§ **WHAT IS ASKED**
Pictures stay out of this copy, which runs from the first line of the material through the line containing "var PAD = '\u00a0\u00a0\u00a0';".

= = = =

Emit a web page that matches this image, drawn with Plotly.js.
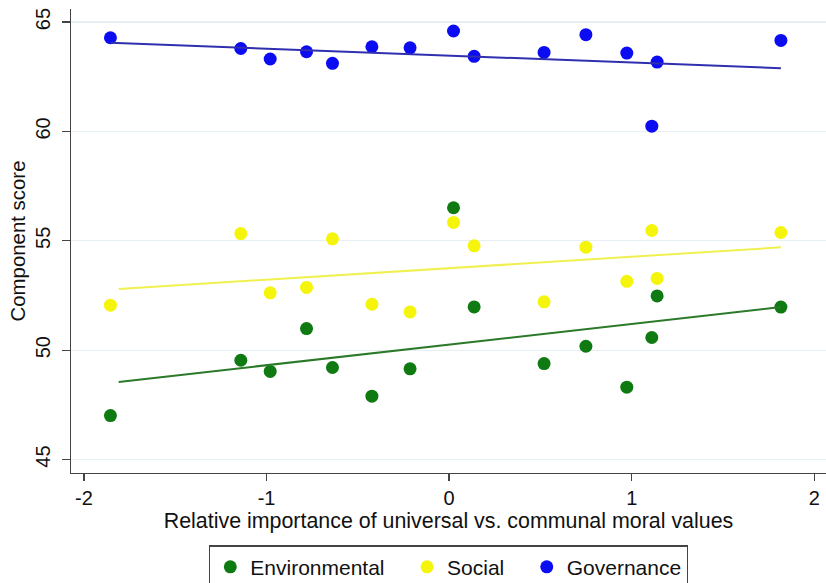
<!DOCTYPE html>
<html>
<head>
<meta charset="utf-8">
<script src="https://cdn.plot.ly/plotly-3.0.1.min.js"></script>
<style>html,body{margin:0;padding:0;background:#fff;}#chart{width:826px;height:583px;}</style>
</head>
<body>
<div id="chart"></div>
<script>
// Data
var xVals = [-1.855, -1.141, -0.980, -0.781, -0.639, -0.423, -0.214, 0.024, 0.137, 0.520, 0.749, 0.973, 1.139, 1.110, 1.817];
var environmental = [47.01, 49.54, 49.03, 50.99, 49.21, 47.90, 49.15, 56.51, 51.98, 49.39, 50.18, 48.31, 52.48, 50.58, 51.97];
var social = [52.06, 55.33, 52.62, 52.87, 55.09, 52.10, 51.75, 55.84, 54.77, 52.21, 54.71, 53.15, 53.28, 55.47, 55.38];
var governance = [64.28, 63.79, 63.31, 63.64, 63.11, 63.87, 63.82, 64.59, 63.43, 63.61, 64.42, 63.58, 63.17, 60.24, 64.16];

// Fitted line endpoints
var envFitX = [-1.81, 1.817];
var envFitY = [48.55, 51.97];
var socFitX = [-1.81, 1.817];
var socFitY = [52.80, 54.70];
var govFitX = [-1.855, 1.817];
var govFitY = [64.05, 62.89];

var seriesNames = ['Environmental', 'Social', 'Governance'];
var xTicks = [-2, -1, 0, 1, 2];
var yTicks = [45, 50, 55, 60, 65];

var cGreen = '#0f7a12', cYellow = '#f5f50c', cBlue = '#0c0cf2';
var FONT = '"Liberation Sans", Arial, Helvetica, sans-serif';
var PAD = '\u00a0\u00a0\u00a0';

var traces = [
  {x: xVals, y: environmental, type: 'scatter', mode: 'markers', name: seriesNames[0] + PAD,
   marker: {color: cGreen, size: 13}},
  {x: xVals, y: social, type: 'scatter', mode: 'markers', name: seriesNames[1] + PAD,
   marker: {color: cYellow, size: 13}},
  {x: xVals, y: governance, type: 'scatter', mode: 'markers', name: seriesNames[2],
   marker: {color: cBlue, size: 13}},
  {x: envFitX, y: envFitY, type: 'scatter', mode: 'lines', showlegend: false,
   line: {color: '#2a7a2a', width: 2}},
  {x: socFitX, y: socFitY, type: 'scatter', mode: 'lines', showlegend: false,
   line: {color: '#f0f050', width: 2}},
  {x: govFitX, y: govFitY, type: 'scatter', mode: 'lines', showlegend: false,
   line: {color: '#2f2fb0', width: 2}}
];

var layout = {
  width: 826, height: 583,
  margin: {l: 71, r: 0, t: 9, b: 110, pad: 0, autoexpand: false},
  paper_bgcolor: '#ffffff', plot_bgcolor: '#ffffff',
  font: {family: FONT, color: '#111111', size: 20},
  showlegend: true,
  xaxis: {
    range: [-2.071, 2.064], tickvals: xTicks, ticktext: xTicks.map(String),
    showgrid: false, zeroline: false, showline: true, linecolor: '#444444', linewidth: 1.3,
    ticks: 'outside', ticklen: 7, tickcolor: '#444444', tickwidth: 1.3,
    tickfont: {family: FONT, size: 20, color: '#111111'},
    title: {text: 'Relative importance of universal vs. communal moral values',
            font: {family: FONT, size: 21.4, color: '#111111'}, standoff: 4},
    automargin: false
  },
  yaxis: {
    range: [44.387, 65.595], tickvals: yTicks, ticktext: yTicks.map(String),
    showgrid: true, gridcolor: '#e6eff3', gridwidth: 1.3,
    zeroline: false, showline: true, linecolor: '#444444', linewidth: 1.3,
    ticks: 'outside', ticklen: 8, tickcolor: '#444444', tickwidth: 1.3,
    tickangle: -90, ticklabelstandoff: 4,
    tickfont: {family: FONT, size: 20, color: '#111111'},
    title: {text: 'Component score', font: {family: FONT, size: 20.4, color: '#111111'}, standoff: 0},
    automargin: false
  },
  legend: {
    orientation: 'h', x: 0.5, xanchor: 'center', y: -0.156, yanchor: 'top',
    bordercolor: '#444444', borderwidth: 1.3, bgcolor: '#ffffff',
    font: {family: FONT, size: 21, color: '#111111'},
    traceorder: 'normal'
  }
};

Plotly.newPlot('chart', traces, layout, {displayModeBar: false, staticPlot: true});
</script>
</body>
</html>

= = = =

§ **COMPLETE OUTPUT**
Emit a web page that matches this image, drawn with Plotly.js.
<!DOCTYPE html>
<html>
<head>
<meta charset="utf-8">
<script src="https://cdn.plot.ly/plotly-3.0.1.min.js"></script>
<style>html,body{margin:0;padding:0;background:#fff;}#chart{width:826px;height:583px;}</style>
</head>
<body>
<div id="chart"></div>
<script>
// Data
var xVals = [-1.855, -1.141, -0.980, -0.781, -0.639, -0.423, -0.214, 0.024, 0.137, 0.520, 0.749, 0.973, 1.139, 1.110, 1.817];
var environmental = [47.01, 49.54, 49.03, 50.99, 49.21, 47.90, 49.15, 56.51, 51.98, 49.39, 50.18, 48.31, 52.48, 50.58, 51.97];
var social = [52.06, 55.33, 52.62, 52.87, 55.09, 52.10, 51.75, 55.84, 54.77, 52.21, 54.71, 53.15, 53.28, 55.47, 55.38];
var governance = [64.28, 63.79, 63.31, 63.64, 63.11, 63.87, 63.82, 64.59, 63.43, 63.61, 64.42, 63.58, 63.17, 60.24, 64.16];

// Fitted line endpoints
var envFitX = [-1.81, 1.817];
var envFitY = [48.55, 51.97];
var socFitX = [-1.81, 1.817];
var socFitY = [52.80, 54.70];
var govFitX = [-1.855, 1.817];
var govFitY = [64.05, 62.89];

var seriesNames = ['Environmental', 'Social', 'Governance'];
var xTicks = [-2, -1, 0, 1, 2];
var yTicks = [45, 50, 55, 60, 65];

var cGreen = '#0f7a12', cYellow = '#f5f50c', cBlue = '#0c0cf2';
var FONT = '"Liberation Sans", Arial, Helvetica, sans-serif';
var PAD = '\u00a0\u00a0\u00a0';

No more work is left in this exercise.